The reports, the note says, have been prepared “in the light of the supportive discussions at the Archbishops’ Council, the House of Bishops, and the Board of Governors of the Church Commissioners”.
In the wake of criticism of the Green report, the Archbishop of Canterbury promised that there would be “opportunities for people to engage with and comment on the proposals” (News, 19 December). But he warned that “We can’t simply go on as we are if we are to flourish and grow as the Church of England. Our call is not to manage decline.”
This new ‘Call to Mission’ by the Archbishops of Canterbury and York in the Church of England is not altogether news. Ever since the emergence of the ‘Green Report’ that commended the management education of future leaders – from an elite group of 50 chosen for their future leadership potential – there has been both criticism and some grudging acceptance of the fact that things cannot be allowed to decline further, in terms of Church membership and energy for Mission.
In terms of the public view of the efficacy of the Church of England in recent years, there has obviously been cause for speculation in its attitude towards society’s acceptance of women as leaders and the LGBT community as part and parcel of present-day society.

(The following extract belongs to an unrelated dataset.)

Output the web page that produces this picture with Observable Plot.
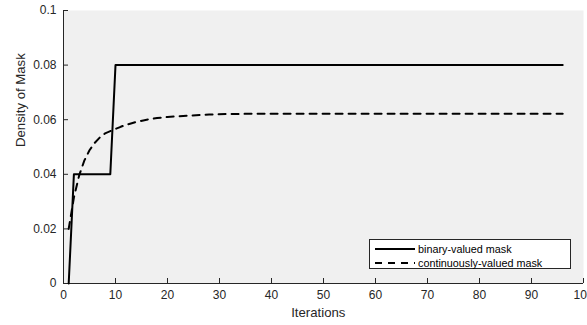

For instance, the long journey taken before the full acceptance of women as clergy and bishops in the Church; and the ambivalence of the Church’s attitude towards the acceptance of Same-Sex Marriage and the Blessings of Civil Partnerships – even though the State has now legalised such relationships – has alienated those in the church and the community who believe in the humane and just treatment of the people concerned.
With the threat of severance from the Church of England by the merging GAFCON Third-World Provinces of the world-wide Anglican Communion, it behoves the Church of England to be seen to stand firm on its own understanding of relationship between the Church and the World, as a moral force for good, rather than a force for judgement.
To attract more young people to join the ministerial ranks of the Church, there will need to be a clearer understanding of what are the objects of the Church’s Mission. Is the Church going to help people to understand the benefits of following the example of Christ in the gospels – prepared to live with and uphold the poor and needy – or is it going to continue to stand aloof from the world as Judge and Jury, with a ‘holier than thou’ attitude of rejection? The commission of Jesus was clear: “They will know you are my disciples by your love” – not by our rejection.